** BEGIN Data in this exercise **

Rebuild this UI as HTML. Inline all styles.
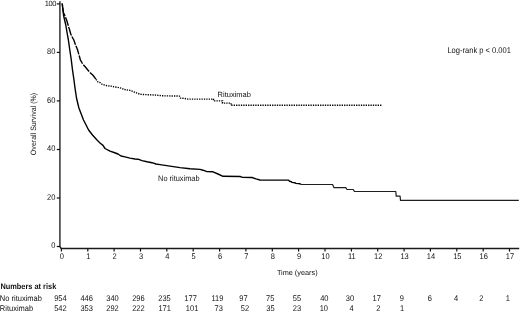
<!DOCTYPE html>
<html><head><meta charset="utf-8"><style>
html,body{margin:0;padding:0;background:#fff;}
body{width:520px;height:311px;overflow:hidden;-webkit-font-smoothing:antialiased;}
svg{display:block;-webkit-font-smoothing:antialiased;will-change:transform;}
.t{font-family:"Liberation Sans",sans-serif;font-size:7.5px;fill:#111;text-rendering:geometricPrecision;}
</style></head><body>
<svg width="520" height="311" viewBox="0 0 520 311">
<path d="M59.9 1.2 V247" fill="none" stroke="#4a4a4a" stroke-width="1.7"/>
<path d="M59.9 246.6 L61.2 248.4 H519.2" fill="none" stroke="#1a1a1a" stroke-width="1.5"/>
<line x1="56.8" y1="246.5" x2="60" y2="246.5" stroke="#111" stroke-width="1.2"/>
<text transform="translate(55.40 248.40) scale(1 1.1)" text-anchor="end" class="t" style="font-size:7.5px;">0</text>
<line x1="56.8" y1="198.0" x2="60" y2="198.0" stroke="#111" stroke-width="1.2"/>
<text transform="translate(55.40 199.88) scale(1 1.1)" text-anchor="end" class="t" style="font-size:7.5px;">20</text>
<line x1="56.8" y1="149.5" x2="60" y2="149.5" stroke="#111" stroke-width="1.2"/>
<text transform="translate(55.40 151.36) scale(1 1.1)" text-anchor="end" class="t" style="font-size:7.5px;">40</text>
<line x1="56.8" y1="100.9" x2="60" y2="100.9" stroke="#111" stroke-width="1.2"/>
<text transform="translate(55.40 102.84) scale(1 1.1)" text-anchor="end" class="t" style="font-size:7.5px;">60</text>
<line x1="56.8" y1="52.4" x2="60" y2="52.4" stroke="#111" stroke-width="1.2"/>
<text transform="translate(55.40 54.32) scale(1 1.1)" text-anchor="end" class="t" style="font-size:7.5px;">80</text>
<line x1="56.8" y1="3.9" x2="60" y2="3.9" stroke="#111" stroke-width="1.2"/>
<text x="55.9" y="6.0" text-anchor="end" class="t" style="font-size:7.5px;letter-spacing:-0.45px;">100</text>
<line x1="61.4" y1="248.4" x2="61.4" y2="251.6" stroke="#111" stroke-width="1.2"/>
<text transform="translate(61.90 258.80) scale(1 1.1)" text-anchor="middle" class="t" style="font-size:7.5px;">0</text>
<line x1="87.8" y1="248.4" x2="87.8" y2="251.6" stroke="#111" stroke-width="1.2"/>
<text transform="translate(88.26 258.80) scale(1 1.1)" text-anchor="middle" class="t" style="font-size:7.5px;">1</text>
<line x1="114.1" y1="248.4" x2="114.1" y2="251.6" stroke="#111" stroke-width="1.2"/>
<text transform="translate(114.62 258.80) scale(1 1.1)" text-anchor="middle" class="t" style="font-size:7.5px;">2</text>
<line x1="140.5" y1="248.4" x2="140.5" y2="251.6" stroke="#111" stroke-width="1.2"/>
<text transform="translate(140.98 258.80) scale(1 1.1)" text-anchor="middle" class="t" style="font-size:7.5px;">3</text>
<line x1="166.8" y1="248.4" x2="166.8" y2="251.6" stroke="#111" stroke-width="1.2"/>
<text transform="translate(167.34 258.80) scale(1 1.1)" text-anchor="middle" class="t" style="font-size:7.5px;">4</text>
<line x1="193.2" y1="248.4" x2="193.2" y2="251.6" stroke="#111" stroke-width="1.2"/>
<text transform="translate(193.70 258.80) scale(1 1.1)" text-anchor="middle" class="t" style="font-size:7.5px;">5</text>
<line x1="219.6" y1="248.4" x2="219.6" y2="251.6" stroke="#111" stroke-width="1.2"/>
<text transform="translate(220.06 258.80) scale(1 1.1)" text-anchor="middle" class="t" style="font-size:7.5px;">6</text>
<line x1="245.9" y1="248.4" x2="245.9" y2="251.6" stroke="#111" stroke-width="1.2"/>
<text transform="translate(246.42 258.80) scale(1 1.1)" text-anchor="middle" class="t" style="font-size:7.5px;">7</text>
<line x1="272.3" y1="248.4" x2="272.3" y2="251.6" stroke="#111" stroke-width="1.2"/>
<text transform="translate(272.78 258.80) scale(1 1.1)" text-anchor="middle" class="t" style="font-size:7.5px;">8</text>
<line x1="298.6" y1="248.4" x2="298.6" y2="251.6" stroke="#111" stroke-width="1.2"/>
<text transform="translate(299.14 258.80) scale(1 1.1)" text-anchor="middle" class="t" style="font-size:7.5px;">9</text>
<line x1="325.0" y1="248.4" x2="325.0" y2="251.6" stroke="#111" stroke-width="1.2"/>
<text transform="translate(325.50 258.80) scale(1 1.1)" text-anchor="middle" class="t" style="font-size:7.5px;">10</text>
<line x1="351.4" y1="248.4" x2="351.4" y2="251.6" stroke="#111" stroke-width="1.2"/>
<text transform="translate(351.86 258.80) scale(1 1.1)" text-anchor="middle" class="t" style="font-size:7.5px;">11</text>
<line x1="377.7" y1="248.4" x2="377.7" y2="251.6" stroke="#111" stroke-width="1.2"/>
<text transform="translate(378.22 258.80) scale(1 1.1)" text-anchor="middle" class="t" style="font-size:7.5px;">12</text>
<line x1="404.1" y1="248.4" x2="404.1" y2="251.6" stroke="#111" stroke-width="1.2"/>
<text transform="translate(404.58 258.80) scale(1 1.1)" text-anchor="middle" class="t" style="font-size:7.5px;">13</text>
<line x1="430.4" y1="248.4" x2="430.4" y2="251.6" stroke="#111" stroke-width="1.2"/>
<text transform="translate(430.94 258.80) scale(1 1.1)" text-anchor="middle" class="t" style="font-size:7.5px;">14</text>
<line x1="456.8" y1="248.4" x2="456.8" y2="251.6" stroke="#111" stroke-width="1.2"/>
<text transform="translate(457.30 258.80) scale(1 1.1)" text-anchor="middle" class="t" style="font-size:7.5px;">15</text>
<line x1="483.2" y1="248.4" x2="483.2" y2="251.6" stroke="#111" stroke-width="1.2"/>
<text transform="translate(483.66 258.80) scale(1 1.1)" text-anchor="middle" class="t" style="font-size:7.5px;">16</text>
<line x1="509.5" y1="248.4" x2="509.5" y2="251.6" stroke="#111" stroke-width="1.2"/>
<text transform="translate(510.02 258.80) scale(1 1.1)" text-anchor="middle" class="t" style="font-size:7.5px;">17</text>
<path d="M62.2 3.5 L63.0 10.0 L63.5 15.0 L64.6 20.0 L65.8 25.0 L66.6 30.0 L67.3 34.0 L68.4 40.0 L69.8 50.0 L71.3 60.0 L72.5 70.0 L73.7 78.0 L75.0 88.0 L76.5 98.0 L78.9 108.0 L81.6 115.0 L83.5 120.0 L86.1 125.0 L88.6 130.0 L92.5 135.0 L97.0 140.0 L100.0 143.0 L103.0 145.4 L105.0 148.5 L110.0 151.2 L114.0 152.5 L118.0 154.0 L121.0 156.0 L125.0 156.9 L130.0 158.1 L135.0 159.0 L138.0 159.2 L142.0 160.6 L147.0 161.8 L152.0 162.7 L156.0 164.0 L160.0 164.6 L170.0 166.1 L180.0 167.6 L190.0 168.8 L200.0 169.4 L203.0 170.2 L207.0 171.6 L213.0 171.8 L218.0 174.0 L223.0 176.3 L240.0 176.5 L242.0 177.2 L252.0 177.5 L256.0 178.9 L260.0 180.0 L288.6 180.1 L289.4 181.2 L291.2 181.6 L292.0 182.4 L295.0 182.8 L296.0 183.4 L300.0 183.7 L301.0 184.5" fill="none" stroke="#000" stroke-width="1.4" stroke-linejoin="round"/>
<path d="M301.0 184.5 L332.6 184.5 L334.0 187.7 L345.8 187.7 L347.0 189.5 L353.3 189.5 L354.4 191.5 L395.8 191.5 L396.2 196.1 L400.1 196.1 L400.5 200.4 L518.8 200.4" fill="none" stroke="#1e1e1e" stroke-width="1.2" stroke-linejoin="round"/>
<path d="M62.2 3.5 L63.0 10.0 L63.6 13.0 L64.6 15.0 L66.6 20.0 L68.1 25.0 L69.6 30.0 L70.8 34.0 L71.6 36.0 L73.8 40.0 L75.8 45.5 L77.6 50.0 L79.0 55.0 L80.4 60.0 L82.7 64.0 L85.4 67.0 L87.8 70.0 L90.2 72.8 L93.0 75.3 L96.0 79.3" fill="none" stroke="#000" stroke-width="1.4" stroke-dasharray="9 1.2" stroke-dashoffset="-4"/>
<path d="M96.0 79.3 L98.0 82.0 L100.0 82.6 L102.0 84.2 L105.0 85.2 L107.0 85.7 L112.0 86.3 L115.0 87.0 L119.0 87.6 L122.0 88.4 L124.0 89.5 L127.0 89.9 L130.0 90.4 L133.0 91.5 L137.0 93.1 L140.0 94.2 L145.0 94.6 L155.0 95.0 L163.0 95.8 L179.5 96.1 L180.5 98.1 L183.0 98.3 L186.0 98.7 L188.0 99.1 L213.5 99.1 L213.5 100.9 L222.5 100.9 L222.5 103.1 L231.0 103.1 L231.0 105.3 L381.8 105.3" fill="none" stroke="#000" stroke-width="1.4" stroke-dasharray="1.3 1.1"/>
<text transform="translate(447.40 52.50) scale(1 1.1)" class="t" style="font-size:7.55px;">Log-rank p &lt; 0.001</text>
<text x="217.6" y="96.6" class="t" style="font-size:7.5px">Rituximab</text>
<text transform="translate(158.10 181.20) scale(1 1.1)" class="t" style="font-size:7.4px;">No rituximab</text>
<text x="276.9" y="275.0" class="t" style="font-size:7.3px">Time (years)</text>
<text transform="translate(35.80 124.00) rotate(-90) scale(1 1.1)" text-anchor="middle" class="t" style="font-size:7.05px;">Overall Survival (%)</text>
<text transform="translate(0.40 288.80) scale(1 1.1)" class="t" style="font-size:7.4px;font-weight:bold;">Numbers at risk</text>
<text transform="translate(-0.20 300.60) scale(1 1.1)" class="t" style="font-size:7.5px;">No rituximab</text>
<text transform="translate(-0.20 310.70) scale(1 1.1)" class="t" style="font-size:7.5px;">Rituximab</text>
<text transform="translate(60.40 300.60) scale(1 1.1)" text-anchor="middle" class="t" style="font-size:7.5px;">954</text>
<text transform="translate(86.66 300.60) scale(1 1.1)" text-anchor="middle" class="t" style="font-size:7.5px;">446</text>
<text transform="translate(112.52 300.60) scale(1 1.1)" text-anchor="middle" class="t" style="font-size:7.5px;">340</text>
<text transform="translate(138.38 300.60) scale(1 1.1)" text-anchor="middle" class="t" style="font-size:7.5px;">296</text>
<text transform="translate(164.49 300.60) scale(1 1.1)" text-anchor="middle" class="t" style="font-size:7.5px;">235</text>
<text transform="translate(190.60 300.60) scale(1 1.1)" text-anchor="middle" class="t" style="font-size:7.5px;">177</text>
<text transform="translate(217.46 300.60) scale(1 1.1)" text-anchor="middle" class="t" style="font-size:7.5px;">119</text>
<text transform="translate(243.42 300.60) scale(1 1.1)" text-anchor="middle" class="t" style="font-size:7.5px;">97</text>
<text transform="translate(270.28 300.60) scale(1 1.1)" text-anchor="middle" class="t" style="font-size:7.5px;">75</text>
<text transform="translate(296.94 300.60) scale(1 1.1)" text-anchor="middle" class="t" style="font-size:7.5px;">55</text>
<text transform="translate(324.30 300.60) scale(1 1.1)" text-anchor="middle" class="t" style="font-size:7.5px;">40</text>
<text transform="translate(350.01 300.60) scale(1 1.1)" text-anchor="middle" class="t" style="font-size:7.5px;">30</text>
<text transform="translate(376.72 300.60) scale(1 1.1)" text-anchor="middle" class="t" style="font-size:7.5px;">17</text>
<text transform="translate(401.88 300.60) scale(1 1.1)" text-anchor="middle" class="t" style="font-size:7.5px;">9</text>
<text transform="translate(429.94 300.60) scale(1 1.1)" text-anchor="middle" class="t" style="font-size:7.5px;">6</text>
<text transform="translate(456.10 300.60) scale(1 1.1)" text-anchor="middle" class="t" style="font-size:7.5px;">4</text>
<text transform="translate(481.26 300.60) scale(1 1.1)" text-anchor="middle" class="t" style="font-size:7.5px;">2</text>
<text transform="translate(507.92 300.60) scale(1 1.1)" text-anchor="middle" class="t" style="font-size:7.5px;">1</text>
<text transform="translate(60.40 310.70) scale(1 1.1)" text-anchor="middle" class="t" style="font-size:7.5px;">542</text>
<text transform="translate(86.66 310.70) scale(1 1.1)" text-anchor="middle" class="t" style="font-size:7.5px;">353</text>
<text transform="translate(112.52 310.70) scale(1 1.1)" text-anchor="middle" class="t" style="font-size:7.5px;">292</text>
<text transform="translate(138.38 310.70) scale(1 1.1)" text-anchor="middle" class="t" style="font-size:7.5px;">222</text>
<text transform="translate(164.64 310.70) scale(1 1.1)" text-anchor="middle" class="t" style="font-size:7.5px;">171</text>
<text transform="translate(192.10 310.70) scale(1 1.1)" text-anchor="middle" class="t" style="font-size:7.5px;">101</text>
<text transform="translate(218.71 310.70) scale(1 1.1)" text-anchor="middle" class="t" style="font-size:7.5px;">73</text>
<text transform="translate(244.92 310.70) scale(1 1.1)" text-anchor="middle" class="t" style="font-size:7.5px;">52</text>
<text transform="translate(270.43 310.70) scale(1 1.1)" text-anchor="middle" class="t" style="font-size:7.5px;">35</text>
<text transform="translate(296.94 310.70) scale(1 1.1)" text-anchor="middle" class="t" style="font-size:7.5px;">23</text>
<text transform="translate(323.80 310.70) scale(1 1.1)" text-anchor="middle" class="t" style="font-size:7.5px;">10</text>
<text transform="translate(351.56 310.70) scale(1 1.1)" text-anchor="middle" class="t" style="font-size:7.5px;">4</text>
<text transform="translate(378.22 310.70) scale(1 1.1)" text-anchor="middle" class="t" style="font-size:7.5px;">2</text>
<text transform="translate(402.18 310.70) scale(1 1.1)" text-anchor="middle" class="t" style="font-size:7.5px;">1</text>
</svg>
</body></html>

** END Data in this exercise **
** BEGIN Data in this exercise **

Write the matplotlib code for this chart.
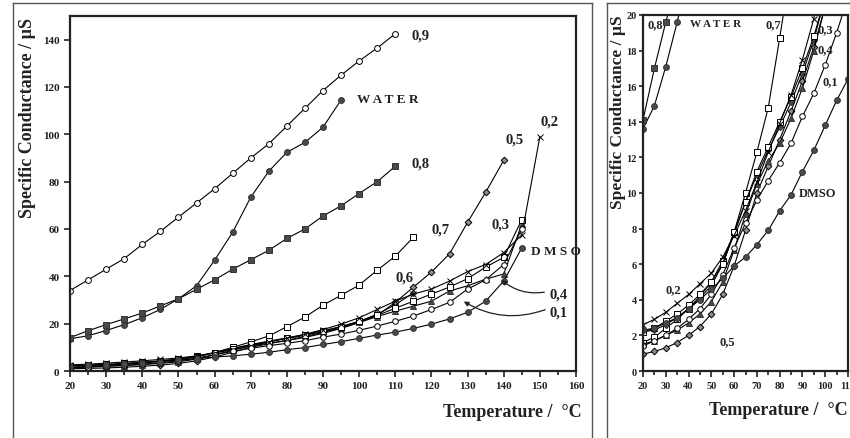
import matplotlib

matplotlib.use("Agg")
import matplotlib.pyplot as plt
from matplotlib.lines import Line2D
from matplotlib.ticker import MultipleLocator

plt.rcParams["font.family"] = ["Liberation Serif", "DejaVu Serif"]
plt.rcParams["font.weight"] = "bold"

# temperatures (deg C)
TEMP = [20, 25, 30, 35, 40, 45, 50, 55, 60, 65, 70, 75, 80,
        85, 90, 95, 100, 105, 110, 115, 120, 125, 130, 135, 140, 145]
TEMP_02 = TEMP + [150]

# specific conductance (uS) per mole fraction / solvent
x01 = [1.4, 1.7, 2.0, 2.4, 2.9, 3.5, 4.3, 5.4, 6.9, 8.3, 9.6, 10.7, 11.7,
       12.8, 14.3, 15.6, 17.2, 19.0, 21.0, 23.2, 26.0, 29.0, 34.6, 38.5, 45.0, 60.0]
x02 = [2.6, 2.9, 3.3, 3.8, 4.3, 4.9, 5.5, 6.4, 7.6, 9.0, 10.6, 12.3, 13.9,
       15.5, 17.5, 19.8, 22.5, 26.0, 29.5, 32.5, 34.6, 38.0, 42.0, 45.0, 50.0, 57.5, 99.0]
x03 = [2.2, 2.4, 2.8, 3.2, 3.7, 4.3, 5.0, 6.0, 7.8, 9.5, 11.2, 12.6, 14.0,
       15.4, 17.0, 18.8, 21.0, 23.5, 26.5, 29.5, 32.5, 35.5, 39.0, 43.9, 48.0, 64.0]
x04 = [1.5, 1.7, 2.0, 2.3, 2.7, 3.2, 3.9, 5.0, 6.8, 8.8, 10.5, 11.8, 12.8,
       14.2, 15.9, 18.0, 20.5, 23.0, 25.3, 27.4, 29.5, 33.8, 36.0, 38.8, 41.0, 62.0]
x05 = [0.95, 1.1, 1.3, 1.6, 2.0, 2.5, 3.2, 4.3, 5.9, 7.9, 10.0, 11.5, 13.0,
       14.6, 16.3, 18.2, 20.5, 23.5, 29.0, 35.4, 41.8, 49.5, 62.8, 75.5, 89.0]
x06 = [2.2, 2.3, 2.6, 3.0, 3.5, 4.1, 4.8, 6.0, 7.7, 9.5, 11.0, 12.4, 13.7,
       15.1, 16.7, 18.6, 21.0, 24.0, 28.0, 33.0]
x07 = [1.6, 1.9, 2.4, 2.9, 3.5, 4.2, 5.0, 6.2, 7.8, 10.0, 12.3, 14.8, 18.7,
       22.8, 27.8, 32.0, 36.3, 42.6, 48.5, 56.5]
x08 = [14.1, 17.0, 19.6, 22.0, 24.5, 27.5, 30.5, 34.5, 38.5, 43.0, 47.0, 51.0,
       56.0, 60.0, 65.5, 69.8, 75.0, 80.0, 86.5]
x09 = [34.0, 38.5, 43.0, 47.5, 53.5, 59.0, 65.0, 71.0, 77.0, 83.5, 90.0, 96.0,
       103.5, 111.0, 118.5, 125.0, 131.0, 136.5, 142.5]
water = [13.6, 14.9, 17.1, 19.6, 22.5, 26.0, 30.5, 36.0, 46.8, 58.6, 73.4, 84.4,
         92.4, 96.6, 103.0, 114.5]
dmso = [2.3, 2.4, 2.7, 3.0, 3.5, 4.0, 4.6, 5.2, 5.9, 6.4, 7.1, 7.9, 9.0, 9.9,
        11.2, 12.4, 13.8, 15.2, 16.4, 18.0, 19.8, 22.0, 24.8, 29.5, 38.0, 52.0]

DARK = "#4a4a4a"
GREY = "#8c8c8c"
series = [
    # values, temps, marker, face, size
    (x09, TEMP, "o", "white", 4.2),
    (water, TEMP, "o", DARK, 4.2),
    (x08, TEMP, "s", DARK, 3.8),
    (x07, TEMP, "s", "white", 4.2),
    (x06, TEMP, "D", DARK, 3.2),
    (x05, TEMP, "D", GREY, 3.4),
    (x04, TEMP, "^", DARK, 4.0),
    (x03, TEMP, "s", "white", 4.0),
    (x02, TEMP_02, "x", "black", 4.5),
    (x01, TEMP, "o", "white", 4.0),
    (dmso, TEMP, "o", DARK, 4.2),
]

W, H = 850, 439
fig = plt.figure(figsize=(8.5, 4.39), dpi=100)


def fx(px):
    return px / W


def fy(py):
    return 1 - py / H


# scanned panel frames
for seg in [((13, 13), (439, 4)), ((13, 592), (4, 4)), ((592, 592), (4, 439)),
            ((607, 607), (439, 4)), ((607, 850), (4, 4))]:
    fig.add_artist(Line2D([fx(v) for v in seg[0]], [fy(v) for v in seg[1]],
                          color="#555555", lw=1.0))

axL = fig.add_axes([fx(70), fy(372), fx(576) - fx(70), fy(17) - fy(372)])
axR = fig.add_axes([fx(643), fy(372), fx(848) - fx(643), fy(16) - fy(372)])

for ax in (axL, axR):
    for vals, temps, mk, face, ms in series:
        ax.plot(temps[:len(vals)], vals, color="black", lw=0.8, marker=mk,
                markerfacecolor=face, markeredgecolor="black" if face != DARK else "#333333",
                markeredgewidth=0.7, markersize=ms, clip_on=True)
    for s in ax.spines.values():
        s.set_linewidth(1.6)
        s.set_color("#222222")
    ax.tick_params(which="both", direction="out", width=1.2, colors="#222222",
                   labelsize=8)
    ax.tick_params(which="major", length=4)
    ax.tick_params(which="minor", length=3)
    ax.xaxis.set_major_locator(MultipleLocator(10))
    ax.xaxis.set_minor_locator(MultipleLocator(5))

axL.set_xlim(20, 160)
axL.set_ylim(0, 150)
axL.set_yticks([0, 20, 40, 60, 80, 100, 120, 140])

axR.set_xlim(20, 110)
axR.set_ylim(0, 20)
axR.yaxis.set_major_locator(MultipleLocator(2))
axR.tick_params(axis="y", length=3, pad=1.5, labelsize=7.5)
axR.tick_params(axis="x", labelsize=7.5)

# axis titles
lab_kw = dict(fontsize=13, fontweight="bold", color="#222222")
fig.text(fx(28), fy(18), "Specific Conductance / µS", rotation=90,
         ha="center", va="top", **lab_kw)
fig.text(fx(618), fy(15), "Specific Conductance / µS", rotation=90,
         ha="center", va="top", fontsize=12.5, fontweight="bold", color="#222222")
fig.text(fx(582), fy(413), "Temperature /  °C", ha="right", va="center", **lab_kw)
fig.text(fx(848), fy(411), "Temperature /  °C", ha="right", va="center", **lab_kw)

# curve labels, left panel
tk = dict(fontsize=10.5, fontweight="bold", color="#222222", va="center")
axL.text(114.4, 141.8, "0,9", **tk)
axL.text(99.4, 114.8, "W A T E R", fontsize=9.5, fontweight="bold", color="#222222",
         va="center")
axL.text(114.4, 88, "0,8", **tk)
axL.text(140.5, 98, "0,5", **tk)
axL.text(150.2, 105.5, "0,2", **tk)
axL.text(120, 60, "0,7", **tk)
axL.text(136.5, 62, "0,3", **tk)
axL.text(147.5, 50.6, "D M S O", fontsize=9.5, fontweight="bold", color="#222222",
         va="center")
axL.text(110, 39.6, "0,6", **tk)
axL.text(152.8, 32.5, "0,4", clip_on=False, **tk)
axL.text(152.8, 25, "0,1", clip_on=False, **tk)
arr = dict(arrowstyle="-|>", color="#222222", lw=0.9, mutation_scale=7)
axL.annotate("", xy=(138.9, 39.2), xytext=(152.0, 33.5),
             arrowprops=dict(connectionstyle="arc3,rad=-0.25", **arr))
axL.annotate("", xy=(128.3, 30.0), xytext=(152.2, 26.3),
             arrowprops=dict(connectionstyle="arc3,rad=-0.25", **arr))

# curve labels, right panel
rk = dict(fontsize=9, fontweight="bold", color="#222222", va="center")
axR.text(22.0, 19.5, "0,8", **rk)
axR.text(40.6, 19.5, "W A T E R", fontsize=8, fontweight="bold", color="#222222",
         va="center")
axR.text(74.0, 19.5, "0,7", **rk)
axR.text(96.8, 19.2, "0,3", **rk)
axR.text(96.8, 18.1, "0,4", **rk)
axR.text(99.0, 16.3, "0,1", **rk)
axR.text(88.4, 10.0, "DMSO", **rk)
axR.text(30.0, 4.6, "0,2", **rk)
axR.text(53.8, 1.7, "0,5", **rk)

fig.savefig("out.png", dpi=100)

** END Data in this exercise **

▶ Description of the task: Exclude any pictures, and restate word for word the lines from the one containing "Write the matplotlib code for this chart." through the one containing "TEMP_02 = TEMP + [150]", both included.

▶ Finished task:
Write the matplotlib code for this chart.
import matplotlib

matplotlib.use("Agg")
import matplotlib.pyplot as plt
from matplotlib.lines import Line2D
from matplotlib.ticker import MultipleLocator

plt.rcParams["font.family"] = ["Liberation Serif", "DejaVu Serif"]
plt.rcParams["font.weight"] = "bold"

# temperatures (deg C)
TEMP = [20, 25, 30, 35, 40, 45, 50, 55, 60, 65, 70, 75, 80,
        85, 90, 95, 100, 105, 110, 115, 120, 125, 130, 135, 140, 145]
TEMP_02 = TEMP + [150]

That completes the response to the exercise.